STORED DATA:
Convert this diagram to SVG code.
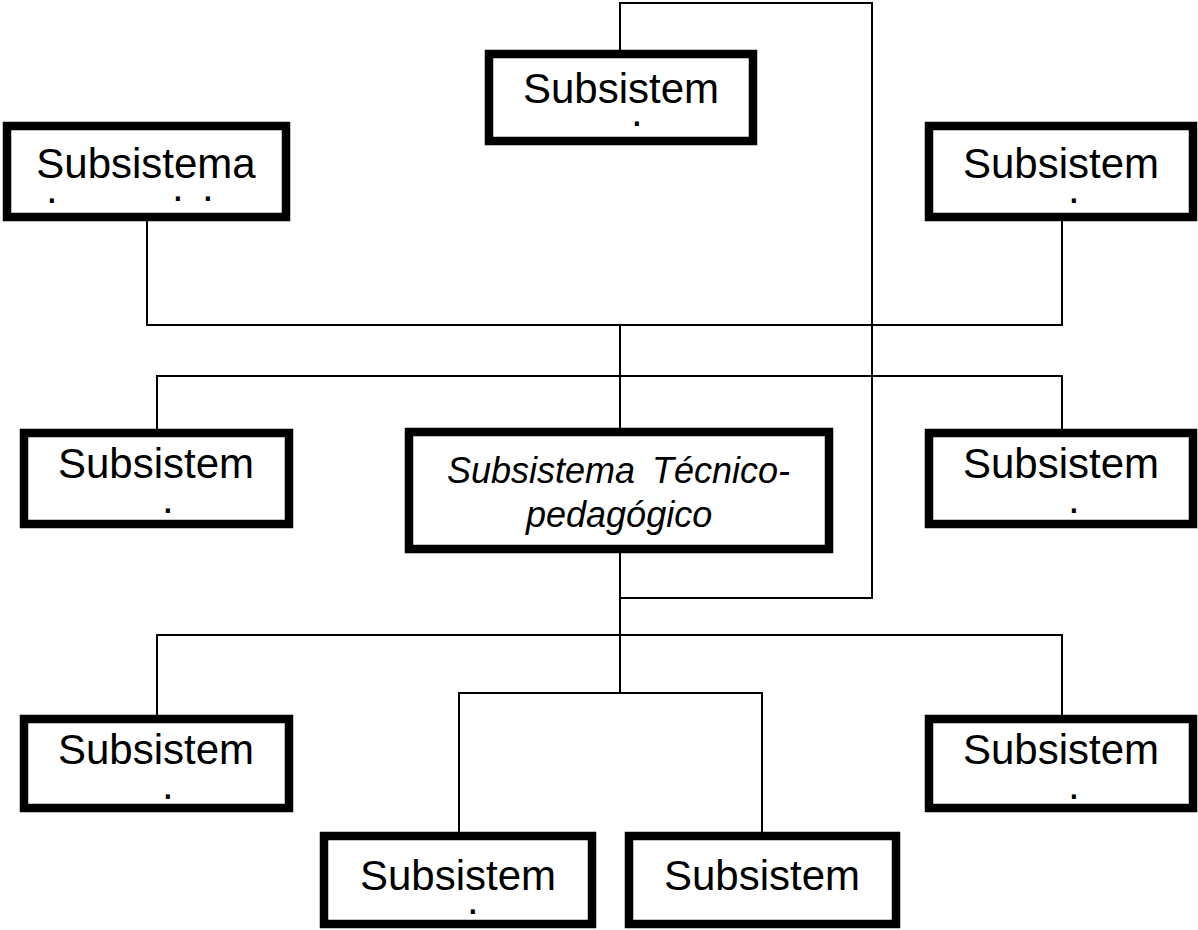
<svg xmlns="http://www.w3.org/2000/svg" width="1198" height="930" viewBox="0 0 1198 930">
<style>
.box{fill:#fff;stroke:#000;stroke-width:8.5}
.lbl{font-family:"Liberation Sans",Arial,sans-serif;font-size:42px;fill:#000;text-anchor:middle}
.dot{font-family:"Liberation Sans",Arial,sans-serif;font-size:42px;fill:#000}
.it{font-family:"Liberation Sans",Arial,sans-serif;font-size:36px;font-style:italic;fill:#000}
.con{fill:none;stroke:#000;stroke-width:2}
</style>
<rect width="1198" height="930" fill="#fff"/>
<g id="connectors">
<path class="con" d="M620,50 V3 H872 V598 H620"/>
<path class="con" d="M147,221 V325 H1062 V221"/>
<path class="con" d="M620,325 V428"/>
<path class="con" d="M157,429 V376 H1062 V429"/>
<path class="con" d="M620,553 V693"/>
<path class="con" d="M157,715 V635 H1062 V715"/>
<path class="con" d="M459,832 V693 H762 V832"/>
</g>
<g id="n1"><rect class="box" x="489" y="54" width="264" height="87"/><text class="lbl" x="621" y="103">Subsistem</text><text class="dot" x="631" y="126">.</text></g>
<g id="n2"><rect class="box" x="7" y="126" width="279" height="91"/><text class="lbl" x="146" y="178">Subsistema</text><text class="dot" x="46" y="203">.</text><text class="dot" x="172" y="201">.</text><text class="dot" x="202" y="201">.</text></g>
<g id="n3"><rect class="box" x="929" y="126" width="264" height="91"/><text class="lbl" x="1061" y="178">Subsistem</text><text class="dot" x="1068" y="203">.</text></g>
<g id="n4"><rect class="box" x="24" y="433" width="265" height="91"/><text class="lbl" x="156" y="478">Subsistem</text><text class="dot" x="162" y="513">.</text></g>
<g id="n5"><rect class="box" x="409" y="432" width="420" height="117"/><text class="it"><tspan x="447" y="483">Subsistema</tspan><tspan x="652" y="483">Técnico-</tspan><tspan x="526" y="527">pedagógico</tspan></text></g>
<g id="n6"><rect class="box" x="929" y="433" width="264" height="91"/><text class="lbl" x="1061" y="478">Subsistem</text><text class="dot" x="1068" y="513">.</text></g>
<g id="n7"><rect class="box" x="24" y="719" width="265" height="89"/><text class="lbl" x="156" y="764">Subsistem</text><text class="dot" x="162" y="799">.</text></g>
<g id="n8"><rect class="box" x="929" y="719" width="264" height="89"/><text class="lbl" x="1061" y="764">Subsistem</text><text class="dot" x="1068" y="799">.</text></g>
<g id="n9"><rect class="box" x="324" y="836" width="268" height="88"/><text class="lbl" x="458" y="890">Subsistem</text><text class="dot" x="467" y="914">.</text></g>
<g id="n10"><rect class="box" x="629" y="836" width="267" height="88"/><text class="lbl" x="762" y="890">Subsistem</text></g>
</svg>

SHORT PROBLEM:
Copy every line above word for word and exclude the pictures.

RESULT:
Convert this diagram to SVG code.
<svg xmlns="http://www.w3.org/2000/svg" width="1198" height="930" viewBox="0 0 1198 930">
<style>
.box{fill:#fff;stroke:#000;stroke-width:8.5}
.lbl{font-family:"Liberation Sans",Arial,sans-serif;font-size:42px;fill:#000;text-anchor:middle}
.dot{font-family:"Liberation Sans",Arial,sans-serif;font-size:42px;fill:#000}
.it{font-family:"Liberation Sans",Arial,sans-serif;font-size:36px;font-style:italic;fill:#000}
.con{fill:none;stroke:#000;stroke-width:2}
</style>
<rect width="1198" height="930" fill="#fff"/>
<g id="connectors">
<path class="con" d="M620,50 V3 H872 V598 H620"/>
<path class="con" d="M147,221 V325 H1062 V221"/>
<path class="con" d="M620,325 V428"/>
<path class="con" d="M157,429 V376 H1062 V429"/>
<path class="con" d="M620,553 V693"/>
<path class="con" d="M157,715 V635 H1062 V715"/>
<path class="con" d="M459,832 V693 H762 V832"/>
</g>
<g id="n1"><rect class="box" x="489" y="54" width="264" height="87"/><text class="lbl" x="621" y="103">Subsistem</text><text class="dot" x="631" y="126">.</text></g>
<g id="n2"><rect class="box" x="7" y="126" width="279" height="91"/><text class="lbl" x="146" y="178">Subsistema</text><text class="dot" x="46" y="203">.</text><text class="dot" x="172" y="201">.</text><text class="dot" x="202" y="201">.</text></g>
<g id="n3"><rect class="box" x="929" y="126" width="264" height="91"/><text class="lbl" x="1061" y="178">Subsistem</text><text class="dot" x="1068" y="203">.</text></g>
<g id="n4"><rect class="box" x="24" y="433" width="265" height="91"/><text class="lbl" x="156" y="478">Subsistem</text><text class="dot" x="162" y="513">.</text></g>
<g id="n5"><rect class="box" x="409" y="432" width="420" height="117"/><text class="it"><tspan x="447" y="483">Subsistema</tspan><tspan x="652" y="483">Técnico-</tspan><tspan x="526" y="527">pedagógico</tspan></text></g>
<g id="n6"><rect class="box" x="929" y="433" width="264" height="91"/><text class="lbl" x="1061" y="478">Subsistem</text><text class="dot" x="1068" y="513">.</text></g>
<g id="n7"><rect class="box" x="24" y="719" width="265" height="89"/><text class="lbl" x="156" y="764">Subsistem</text><text class="dot" x="162" y="799">.</text></g>
<g id="n8"><rect class="box" x="929" y="719" width="264" height="89"/><text class="lbl" x="1061" y="764">Subsistem</text><text class="dot" x="1068" y="799">.</text></g>
<g id="n9"><rect class="box" x="324" y="836" width="268" height="88"/><text class="lbl" x="458" y="890">Subsistem</text><text class="dot" x="467" y="914">.</text></g>
<g id="n10"><rect class="box" x="629" y="836" width="267" height="88"/><text class="lbl" x="762" y="890">Subsistem</text></g>
</svg>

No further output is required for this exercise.